→ INFORMATION PROVIDED
+ + +
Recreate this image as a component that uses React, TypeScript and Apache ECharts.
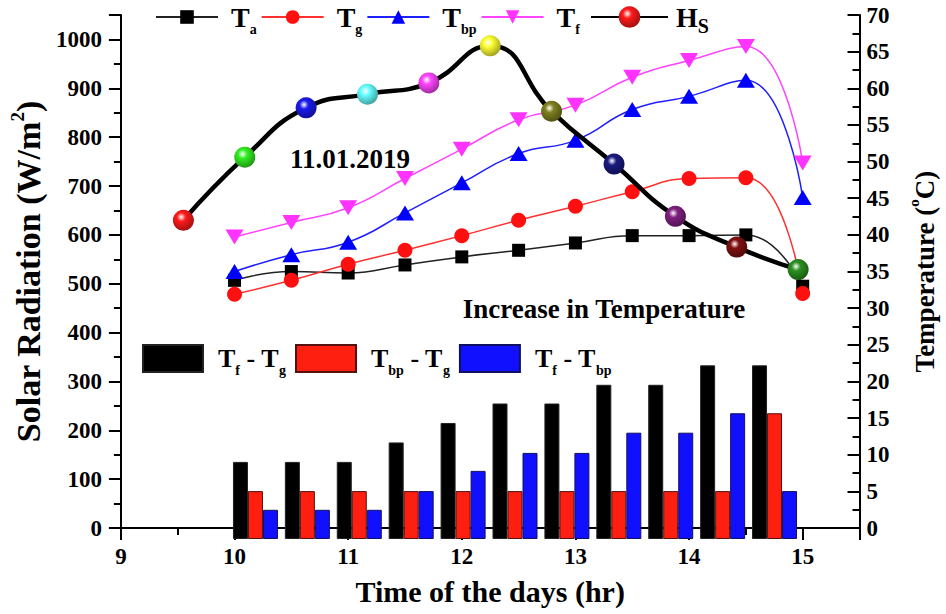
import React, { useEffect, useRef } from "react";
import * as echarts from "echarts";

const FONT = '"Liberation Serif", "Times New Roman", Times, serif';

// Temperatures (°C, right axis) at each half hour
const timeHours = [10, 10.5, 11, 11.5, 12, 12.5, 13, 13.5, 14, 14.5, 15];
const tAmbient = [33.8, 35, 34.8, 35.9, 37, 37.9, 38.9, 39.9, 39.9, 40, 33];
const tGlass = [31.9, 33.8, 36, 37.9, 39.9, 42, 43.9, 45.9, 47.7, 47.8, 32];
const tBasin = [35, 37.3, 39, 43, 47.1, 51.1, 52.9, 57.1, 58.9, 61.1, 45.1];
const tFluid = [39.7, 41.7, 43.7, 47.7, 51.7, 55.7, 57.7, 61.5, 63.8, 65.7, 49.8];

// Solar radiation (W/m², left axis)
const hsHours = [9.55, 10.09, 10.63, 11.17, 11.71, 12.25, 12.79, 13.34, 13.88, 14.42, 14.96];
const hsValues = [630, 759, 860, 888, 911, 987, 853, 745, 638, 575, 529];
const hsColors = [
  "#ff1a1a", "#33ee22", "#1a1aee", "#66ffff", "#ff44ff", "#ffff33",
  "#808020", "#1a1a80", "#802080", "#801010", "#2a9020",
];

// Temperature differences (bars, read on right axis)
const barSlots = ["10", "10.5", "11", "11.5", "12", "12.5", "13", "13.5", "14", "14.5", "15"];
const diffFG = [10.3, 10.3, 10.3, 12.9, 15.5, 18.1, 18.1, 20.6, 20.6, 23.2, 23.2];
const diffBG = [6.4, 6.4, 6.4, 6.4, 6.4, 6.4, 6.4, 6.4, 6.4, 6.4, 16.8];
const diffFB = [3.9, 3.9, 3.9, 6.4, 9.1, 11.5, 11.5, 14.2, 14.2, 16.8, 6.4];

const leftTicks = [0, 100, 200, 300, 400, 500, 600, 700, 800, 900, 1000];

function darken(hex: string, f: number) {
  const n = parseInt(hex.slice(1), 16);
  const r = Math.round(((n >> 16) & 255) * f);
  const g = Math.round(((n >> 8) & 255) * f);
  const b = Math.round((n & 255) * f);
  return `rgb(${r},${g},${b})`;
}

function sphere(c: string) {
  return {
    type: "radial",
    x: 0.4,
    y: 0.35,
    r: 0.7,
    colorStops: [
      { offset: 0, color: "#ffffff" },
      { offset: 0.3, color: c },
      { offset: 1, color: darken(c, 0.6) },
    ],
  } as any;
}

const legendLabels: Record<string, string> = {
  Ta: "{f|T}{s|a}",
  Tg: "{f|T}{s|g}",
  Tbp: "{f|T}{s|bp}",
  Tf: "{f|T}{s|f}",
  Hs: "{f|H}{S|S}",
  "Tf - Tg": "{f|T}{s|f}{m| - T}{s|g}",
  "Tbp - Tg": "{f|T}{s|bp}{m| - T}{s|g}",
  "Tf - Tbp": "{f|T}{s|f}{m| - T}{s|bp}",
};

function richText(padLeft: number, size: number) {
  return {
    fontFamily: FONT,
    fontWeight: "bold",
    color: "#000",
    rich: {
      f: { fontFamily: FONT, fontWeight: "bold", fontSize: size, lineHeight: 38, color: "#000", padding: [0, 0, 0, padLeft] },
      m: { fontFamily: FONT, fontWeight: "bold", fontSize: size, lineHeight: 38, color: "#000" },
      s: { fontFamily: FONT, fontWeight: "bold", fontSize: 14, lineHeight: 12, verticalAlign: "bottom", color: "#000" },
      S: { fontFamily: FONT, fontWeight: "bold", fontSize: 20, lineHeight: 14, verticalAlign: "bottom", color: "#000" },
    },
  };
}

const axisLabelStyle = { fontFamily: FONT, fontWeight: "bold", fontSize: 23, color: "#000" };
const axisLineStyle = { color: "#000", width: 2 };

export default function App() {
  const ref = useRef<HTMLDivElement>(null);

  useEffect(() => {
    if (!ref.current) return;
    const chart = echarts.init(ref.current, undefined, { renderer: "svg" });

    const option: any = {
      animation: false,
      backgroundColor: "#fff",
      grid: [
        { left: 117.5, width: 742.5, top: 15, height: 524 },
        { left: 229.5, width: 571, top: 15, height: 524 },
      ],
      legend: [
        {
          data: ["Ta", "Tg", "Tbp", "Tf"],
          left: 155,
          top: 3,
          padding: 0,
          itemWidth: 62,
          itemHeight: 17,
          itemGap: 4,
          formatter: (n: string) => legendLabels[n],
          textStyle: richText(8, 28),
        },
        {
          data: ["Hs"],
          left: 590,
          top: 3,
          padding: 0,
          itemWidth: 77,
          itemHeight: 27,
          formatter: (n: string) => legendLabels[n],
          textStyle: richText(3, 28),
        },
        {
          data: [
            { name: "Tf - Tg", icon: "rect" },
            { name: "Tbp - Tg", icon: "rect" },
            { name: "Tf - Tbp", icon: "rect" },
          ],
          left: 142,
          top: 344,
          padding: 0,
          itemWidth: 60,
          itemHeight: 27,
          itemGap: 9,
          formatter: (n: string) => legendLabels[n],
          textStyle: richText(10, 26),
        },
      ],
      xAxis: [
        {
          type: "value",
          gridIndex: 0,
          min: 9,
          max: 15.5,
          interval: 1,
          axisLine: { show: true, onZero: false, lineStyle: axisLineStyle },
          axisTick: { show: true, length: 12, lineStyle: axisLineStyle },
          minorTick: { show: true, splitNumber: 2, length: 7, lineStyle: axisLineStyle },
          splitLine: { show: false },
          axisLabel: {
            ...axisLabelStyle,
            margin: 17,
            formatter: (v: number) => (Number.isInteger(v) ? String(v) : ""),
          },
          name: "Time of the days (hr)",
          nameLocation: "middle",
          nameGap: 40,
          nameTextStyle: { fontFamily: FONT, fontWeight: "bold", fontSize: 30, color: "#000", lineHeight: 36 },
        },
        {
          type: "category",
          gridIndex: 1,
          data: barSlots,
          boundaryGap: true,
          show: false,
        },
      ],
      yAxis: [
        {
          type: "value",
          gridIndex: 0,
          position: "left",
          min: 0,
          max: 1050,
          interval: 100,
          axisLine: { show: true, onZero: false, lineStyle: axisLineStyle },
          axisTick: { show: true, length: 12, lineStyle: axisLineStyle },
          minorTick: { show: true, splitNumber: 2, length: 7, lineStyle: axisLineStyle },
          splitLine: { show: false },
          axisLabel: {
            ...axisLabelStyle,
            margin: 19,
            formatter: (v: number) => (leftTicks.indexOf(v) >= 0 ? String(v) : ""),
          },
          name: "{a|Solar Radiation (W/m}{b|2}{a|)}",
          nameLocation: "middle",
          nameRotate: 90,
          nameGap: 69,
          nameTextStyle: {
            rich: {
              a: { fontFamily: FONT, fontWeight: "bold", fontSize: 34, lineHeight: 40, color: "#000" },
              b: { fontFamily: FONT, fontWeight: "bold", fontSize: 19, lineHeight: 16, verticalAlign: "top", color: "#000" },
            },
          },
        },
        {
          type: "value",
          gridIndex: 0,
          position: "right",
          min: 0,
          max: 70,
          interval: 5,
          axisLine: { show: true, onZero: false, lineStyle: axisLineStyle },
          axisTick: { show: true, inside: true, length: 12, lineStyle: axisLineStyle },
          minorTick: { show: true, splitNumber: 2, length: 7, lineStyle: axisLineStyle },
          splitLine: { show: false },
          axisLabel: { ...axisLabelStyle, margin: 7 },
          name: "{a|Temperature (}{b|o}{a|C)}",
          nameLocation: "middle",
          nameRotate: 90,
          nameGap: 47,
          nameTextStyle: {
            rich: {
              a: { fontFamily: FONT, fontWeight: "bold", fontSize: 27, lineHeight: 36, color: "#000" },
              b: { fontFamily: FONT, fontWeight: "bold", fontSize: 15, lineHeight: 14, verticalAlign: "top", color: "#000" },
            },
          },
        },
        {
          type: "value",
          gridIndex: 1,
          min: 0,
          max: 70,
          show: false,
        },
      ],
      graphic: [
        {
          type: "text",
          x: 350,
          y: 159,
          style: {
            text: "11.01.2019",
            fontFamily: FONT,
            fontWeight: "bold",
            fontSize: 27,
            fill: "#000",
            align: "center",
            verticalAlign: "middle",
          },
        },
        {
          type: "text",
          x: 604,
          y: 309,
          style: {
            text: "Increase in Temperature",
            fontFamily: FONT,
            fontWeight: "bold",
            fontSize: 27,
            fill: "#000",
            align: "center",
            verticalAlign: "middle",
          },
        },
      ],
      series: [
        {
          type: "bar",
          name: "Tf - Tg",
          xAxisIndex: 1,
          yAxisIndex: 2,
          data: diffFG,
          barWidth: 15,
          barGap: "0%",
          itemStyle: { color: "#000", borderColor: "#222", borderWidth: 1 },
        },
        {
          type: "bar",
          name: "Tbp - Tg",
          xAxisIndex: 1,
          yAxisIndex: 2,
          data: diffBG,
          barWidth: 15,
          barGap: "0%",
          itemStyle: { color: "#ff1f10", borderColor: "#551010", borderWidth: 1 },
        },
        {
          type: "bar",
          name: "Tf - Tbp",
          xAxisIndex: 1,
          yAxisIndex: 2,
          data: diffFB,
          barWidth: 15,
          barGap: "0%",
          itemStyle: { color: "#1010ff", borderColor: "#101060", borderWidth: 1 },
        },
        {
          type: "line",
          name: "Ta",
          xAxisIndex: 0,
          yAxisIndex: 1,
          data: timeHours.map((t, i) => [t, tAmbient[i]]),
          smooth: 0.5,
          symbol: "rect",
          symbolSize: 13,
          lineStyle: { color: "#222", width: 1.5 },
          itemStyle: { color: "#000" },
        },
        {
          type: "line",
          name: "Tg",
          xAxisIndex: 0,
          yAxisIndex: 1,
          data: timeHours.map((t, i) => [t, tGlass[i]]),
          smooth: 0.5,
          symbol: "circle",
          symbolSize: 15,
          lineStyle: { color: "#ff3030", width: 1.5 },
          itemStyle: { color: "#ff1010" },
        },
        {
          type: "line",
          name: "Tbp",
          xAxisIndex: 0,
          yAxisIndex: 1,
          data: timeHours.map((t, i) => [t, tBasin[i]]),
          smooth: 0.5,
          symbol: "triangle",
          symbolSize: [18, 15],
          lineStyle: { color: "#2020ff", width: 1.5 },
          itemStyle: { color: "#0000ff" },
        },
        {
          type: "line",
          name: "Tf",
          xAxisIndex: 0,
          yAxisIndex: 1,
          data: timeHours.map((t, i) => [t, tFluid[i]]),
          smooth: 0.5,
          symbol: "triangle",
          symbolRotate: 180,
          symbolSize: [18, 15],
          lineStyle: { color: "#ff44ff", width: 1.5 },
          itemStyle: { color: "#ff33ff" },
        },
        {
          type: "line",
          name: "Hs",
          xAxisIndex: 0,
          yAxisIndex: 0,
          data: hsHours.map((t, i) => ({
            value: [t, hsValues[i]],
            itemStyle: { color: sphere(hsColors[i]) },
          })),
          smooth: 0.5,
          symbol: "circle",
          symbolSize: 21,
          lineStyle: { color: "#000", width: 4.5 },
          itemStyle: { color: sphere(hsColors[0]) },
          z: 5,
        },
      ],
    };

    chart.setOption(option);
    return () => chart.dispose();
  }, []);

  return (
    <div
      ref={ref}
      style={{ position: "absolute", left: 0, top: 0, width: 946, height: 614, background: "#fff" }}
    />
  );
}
+ + +
→ GOAL
Quote, please, every line of the material above from its start through the line that has "63.8, 65.7, 49.8];", reproducing the words exactly and dropping any images.

→ OUTPUT OF THE TASK
Recreate this image as a component that uses React, TypeScript and Apache ECharts.
import React, { useEffect, useRef } from "react";
import * as echarts from "echarts";

const FONT = '"Liberation Serif", "Times New Roman", Times, serif';

// Temperatures (°C, right axis) at each half hour
const timeHours = [10, 10.5, 11, 11.5, 12, 12.5, 13, 13.5, 14, 14.5, 15];
const tAmbient = [33.8, 35, 34.8, 35.9, 37, 37.9, 38.9, 39.9, 39.9, 40, 33];
const tGlass = [31.9, 33.8, 36, 37.9, 39.9, 42, 43.9, 45.9, 47.7, 47.8, 32];
const tBasin = [35, 37.3, 39, 43, 47.1, 51.1, 52.9, 57.1, 58.9, 61.1, 45.1];
const tFluid = [39.7, 41.7, 43.7, 47.7, 51.7, 55.7, 57.7, 61.5, 63.8, 65.7, 49.8];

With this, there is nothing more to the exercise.